--- DO THIS ---
Only lines holding the word "matplotlib" should be copied from the material.

Rows from a dataset of charts and code
·····

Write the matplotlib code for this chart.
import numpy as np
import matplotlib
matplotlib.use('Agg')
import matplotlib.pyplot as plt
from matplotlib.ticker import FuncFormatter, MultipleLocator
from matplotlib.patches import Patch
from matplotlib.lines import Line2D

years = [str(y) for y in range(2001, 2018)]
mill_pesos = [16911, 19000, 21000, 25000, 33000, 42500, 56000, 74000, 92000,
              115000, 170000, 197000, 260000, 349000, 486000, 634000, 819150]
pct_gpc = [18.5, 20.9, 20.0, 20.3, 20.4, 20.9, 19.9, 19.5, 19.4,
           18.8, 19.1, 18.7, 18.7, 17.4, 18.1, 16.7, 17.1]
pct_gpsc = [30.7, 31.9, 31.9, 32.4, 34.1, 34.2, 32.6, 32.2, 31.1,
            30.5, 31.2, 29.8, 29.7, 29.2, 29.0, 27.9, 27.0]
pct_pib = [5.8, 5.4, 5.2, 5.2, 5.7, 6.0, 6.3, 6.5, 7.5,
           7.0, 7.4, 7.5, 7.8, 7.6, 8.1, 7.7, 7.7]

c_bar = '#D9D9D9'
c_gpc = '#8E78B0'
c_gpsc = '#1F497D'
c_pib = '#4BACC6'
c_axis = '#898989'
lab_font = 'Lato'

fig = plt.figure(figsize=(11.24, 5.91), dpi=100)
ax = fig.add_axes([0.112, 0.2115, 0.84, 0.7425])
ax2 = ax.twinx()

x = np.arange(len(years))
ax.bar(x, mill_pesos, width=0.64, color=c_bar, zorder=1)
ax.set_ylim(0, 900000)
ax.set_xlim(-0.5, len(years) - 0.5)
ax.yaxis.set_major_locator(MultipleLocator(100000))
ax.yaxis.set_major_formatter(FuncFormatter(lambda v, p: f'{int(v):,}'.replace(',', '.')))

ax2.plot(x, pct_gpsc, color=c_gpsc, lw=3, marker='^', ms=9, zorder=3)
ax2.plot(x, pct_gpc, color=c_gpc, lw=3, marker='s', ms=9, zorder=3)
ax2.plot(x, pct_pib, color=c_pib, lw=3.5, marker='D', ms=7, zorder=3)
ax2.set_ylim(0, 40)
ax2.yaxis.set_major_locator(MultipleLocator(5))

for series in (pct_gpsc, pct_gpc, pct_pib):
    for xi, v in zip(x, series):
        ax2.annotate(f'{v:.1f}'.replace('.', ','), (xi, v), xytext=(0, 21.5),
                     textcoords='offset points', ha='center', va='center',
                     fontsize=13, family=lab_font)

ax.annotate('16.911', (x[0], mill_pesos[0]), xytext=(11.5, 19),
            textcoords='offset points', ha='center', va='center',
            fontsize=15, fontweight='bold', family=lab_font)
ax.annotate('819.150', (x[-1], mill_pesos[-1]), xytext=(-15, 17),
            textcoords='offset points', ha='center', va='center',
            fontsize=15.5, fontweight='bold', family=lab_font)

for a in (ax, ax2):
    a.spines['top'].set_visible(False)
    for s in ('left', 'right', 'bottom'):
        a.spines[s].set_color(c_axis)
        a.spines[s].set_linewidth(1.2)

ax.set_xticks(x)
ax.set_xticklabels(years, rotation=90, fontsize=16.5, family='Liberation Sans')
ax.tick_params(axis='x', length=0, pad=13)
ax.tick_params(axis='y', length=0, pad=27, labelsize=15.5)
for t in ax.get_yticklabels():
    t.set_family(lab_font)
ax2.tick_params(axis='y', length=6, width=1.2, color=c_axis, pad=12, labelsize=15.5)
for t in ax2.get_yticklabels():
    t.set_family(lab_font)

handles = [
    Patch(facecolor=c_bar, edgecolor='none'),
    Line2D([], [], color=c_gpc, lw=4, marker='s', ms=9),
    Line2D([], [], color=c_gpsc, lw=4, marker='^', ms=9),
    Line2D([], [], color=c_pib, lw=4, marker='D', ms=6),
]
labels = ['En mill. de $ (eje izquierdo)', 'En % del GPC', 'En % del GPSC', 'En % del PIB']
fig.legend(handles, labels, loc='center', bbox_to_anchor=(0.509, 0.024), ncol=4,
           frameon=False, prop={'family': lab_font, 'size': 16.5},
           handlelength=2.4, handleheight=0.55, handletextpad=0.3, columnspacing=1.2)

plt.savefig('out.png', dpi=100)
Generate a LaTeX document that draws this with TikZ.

·····

--- RESPONSE TO THIS EXERCISE ---
Write the matplotlib code for this chart.
import matplotlib
matplotlib.use('Agg')
import matplotlib.pyplot as plt
from matplotlib.ticker import FuncFormatter, MultipleLocator
from matplotlib.patches import Patch
from matplotlib.lines import Line2D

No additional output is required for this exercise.